"Fayette Sunnaville was my grandfather on my mother's side. That was my mother's father. Rachel Sunnaville was my mother's mother's name. I don't know the names of my father's people. They was sole[HW:?] in slavery. But it is been so far back; I don't remember nothing, and I don't know whether they would or not if they was living.
"We stayed on the old plantation for seven or eight years before we had sense enough or knowed enough to get away from there and git something for ourselves. That is how I come to raise such big potatoes. I been raising them fifty years. These are hill potatoes. You have to know how to raise potatoes to grow 'em this big. (He showed me some potatoes, sweet, weighing about seven pounds—ed.)
"I have heard my mother and my grandfather tell lots of stories about slavery. I can't remember them.
"Old man Bullocks had about eight or ten families that I knew about. Those were the families that lived right near us in the quarters. I didn't say eight or ten hands—I said eight or ten families. Them was the ones that was right near us. We was awful small after freedom but them what was with him stayed with him quite a while—stayed with the old master. He would pay them so much after freedom come.
"Lawd. I could tell you things about slavery. But I'm forgitful and I can't do it all at once. He had the whole county from Arkadelphia clean down to Princeton and Tulip—our old mars did. Lonoke was between Princeton and Tulip. Princeton was the county-seat. He must have had a large number of slaves. Those ten families I knew was just those close 'round us. Most of the farm was fur pine country land. There would be thirty or forty acres over here of cultivation and then thirty or forty acres over there of woods and so on. He had more land than anybody else but it wasn't all under cultivation.
"He's been dead now twenty or thirty years. I don't know that he was mean to his slaves. If he had been, they wouldn't have gone on after freedom. They would have moved out. You see, they didn't care for nothing but a little something to eat and a fine dress and they would have gone on to somebody else and got that.
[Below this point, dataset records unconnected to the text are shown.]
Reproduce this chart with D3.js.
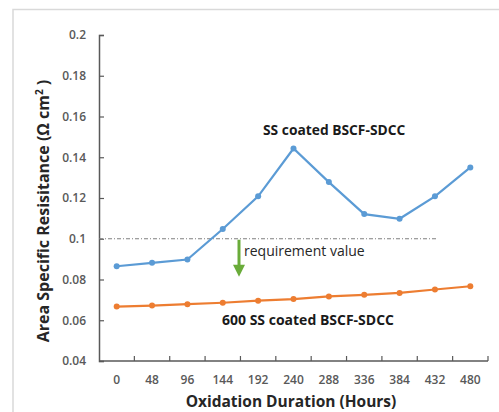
<!DOCTYPE html>
<html>
<head>
<meta charset="utf-8">
<script src="https://cdn.jsdelivr.net/npm/d3@7"></script>
<style>
  body { margin: 0; background: #fff; }
  text { font-family: "Open Sans", "Noto Sans", sans-serif; }
</style>
</head>
<body>
<script>
// data
var hours = ["0", "48", "96", "144", "192", "240", "288", "336", "384", "432", "480"];
var coatedSS = [0.0865, 0.0882, 0.0898, 0.1048, 0.1208, 0.1443, 0.1278, 0.1121, 0.1098, 0.1208, 0.1350];
var coated600 = [0.0667, 0.0672, 0.0679, 0.0686, 0.0696, 0.0704, 0.0717, 0.0725, 0.0734, 0.0751, 0.0767];
var yTicks = [0.04, 0.06, 0.08, 0.1, 0.12, 0.14, 0.16, 0.18, 0.2];
var requirement = 0.1;

const width = 499;
const height = 412;

var svg = d3.select("body").append("svg")
    .attr("width", width)
    .attr("height", height);

// outer frame
svg.append("path")
    .attr("d", "M13,412V9.5H499")
    .attr("fill", "none")
    .attr("stroke", "#d9d9d9")
    .attr("stroke-width", 1.5);

var x = d3.scaleBand().domain(hours).range([99, 488]).padding(0);
var y = d3.scaleLinear().domain([0.04, 0.2]).range([361, 35]);

// y axis
var yAxis = svg.append("g").attr("transform", "translate(99,0)")
    .call(d3.axisLeft(y).tickValues(yTicks).tickSize(-5).tickPadding(13)
        .tickFormat(function(d) { return d3.format("")(+d.toFixed(2)); }));
yAxis.select(".domain").attr("stroke", "#595959").attr("stroke-width", 1.5);
yAxis.selectAll(".tick line").attr("stroke", "#595959").attr("stroke-width", 1.2);
yAxis.selectAll("text").attr("fill", "#595959").attr("font-size", 12)
    .attr("font-weight", 600).attr("font-family", "Open Sans");

// x axis, ticks sit between categories
var xAxis = svg.append("g").attr("transform", "translate(0,361)");
xAxis.append("line")
    .attr("x1", 99).attr("x2", 488)
    .attr("stroke", "#595959").attr("stroke-width", 1.5);
xAxis.selectAll("line.tk")
    .data(hours)
    .enter().append("line")
    .attr("class", "tk")
    .attr("x1", function(d) { return x(d) + x.bandwidth(); })
    .attr("x2", function(d) { return x(d) + x.bandwidth(); })
    .attr("y1", 0).attr("y2", -5)
    .attr("stroke", "#595959").attr("stroke-width", 1.2);
xAxis.selectAll("text")
    .data(hours)
    .enter().append("text")
    .attr("x", function(d) { return x(d) + x.bandwidth() / 2; })
    .attr("y", 23)
    .attr("text-anchor", "middle")
    .attr("fill", "#595959")
    .attr("font-size", 12)
    .attr("font-weight", 600)
    .text(function(d) { return d; });

// axis titles
svg.append("text")
    .attr("x", 291).attr("y", 407)
    .attr("text-anchor", "middle")
    .attr("font-size", 15.5).attr("font-weight", 700).attr("fill", "#262626")
    .text("Oxidation Duration (Hours)");

var yt = svg.append("text")
    .attr("transform", "translate(49,211) rotate(-90)")
    .attr("text-anchor", "middle")
    .attr("font-size", 16).attr("font-weight", 700).attr("fill", "#262626");
yt.append("tspan").text("Area Specific Resisitance (Ω cm");
yt.append("tspan").attr("font-size", 10).attr("dy", -6).text("2");
yt.append("tspan").attr("dy", 6).text(" )");

// requirement line
svg.append("line")
    .attr("x1", 99).attr("x2", 437)
    .attr("y1", y(requirement)).attr("y2", y(requirement))
    .attr("stroke", "#7f7f7f").attr("stroke-width", 1)
    .attr("stroke-dasharray", "4,2,1,2");

// green arrow
var ax = 239;
svg.append("line")
    .attr("x1", ax).attr("x2", ax)
    .attr("y1", y(requirement) + 1).attr("y2", y(requirement) + 28)
    .attr("stroke", "#6aac3a").attr("stroke-width", 3);
svg.append("path")
    .attr("d", "M" + (ax - 6) + "," + (y(requirement) + 26) + "L" + (ax + 6) + "," + (y(requirement) + 26) + "L" + ax + "," + (y(requirement) + 38) + "Z")
    .attr("fill", "#6aac3a");

svg.append("text")
    .attr("x", 244).attr("y", 256)
    .attr("font-size", 14).attr("fill", "#262626")
    .text("requirement value");

// series
var line = d3.line()
    .x(function(d, i) { return x(hours[i]) + x.bandwidth() / 2; })
    .y(function(d) { return y(d); });

function drawSeries(vals, color) {
    svg.append("path")
        .datum(vals)
        .attr("d", line)
        .attr("fill", "none")
        .attr("stroke", color)
        .attr("stroke-width", 2.2);
    svg.selectAll(null)
        .data(vals)
        .enter().append("circle")
        .attr("cx", function(d, i) { return x(hours[i]) + x.bandwidth() / 2; })
        .attr("cy", function(d) { return y(d); })
        .attr("r", 3)
        .attr("fill", color);
}
drawSeries(coatedSS, "#5b9bd5");
drawSeries(coated600, "#ed7d31");

// series labels
svg.append("text")
    .attr("x", 263).attr("y", 135)
    .attr("font-size", 13.8).attr("font-weight", 700).attr("fill", "#1a1a1a")
    .text("SS coated BSCF-SDCC");
svg.append("text")
    .attr("x", 222).attr("y", 325)
    .attr("font-size", 14).attr("font-weight", 700).attr("fill", "#1a1a1a")
    .text("600 SS coated BSCF-SDCC");
</script>
</body>
</html>
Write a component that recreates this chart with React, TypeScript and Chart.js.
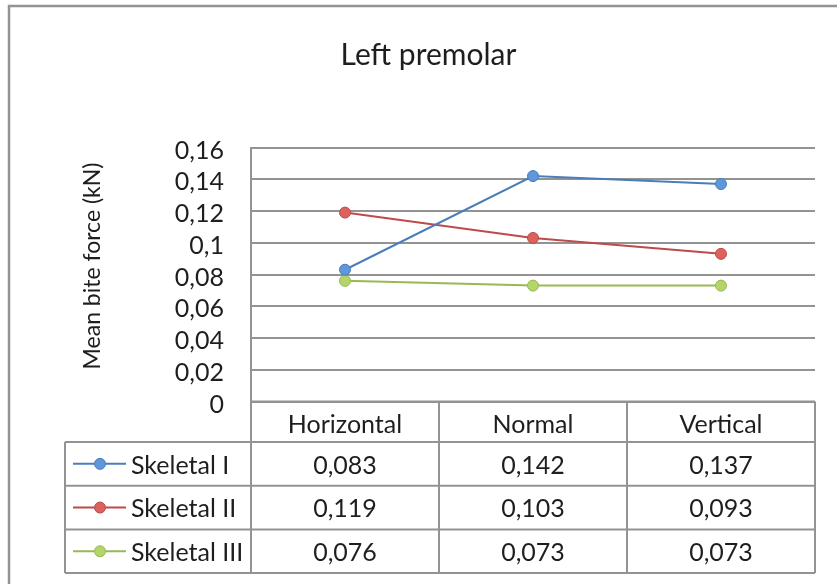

"Wasn't no law then. He was the law. I worked all day long for ten cents a day. They would allowance you so many pounds of meat, so much meal, so much molasses. I have worked all day for ten cents and then gone out at night to get a few potatoes. I have pulled potatoes all day for a peck of meal and I was happy at that. I never did know what the price of cotton was.
"Where we was, the Ku Klux never did bother anybody. All there was, every time we went out we had to have a pass.
"My grandfather and grandmother were both whipped sometimes. I don't know the man that whipped them. I don't know whether it was the agent or the owner or who, but they were whipped. Lots of times they had work to do and didn't do it. Naturally they whipped them for it. That was what they whipped my grandparents for. Sometimes too, they would go off and wouldn't let the white folks know where they was going. Sometimes they would neglect to feed the horses or to milk the cows—something like that. That was the only reason I ever heard of for punishing them.
"I heard that if the boss man wanted to be with women that they had, the women would be scared not to be with him for fear he would whip them. And when they started whipping them for that they kept on till they got what they wanted. They would take them 'way off and have dealings with them. That is where so much of that yellow and half-white comes from.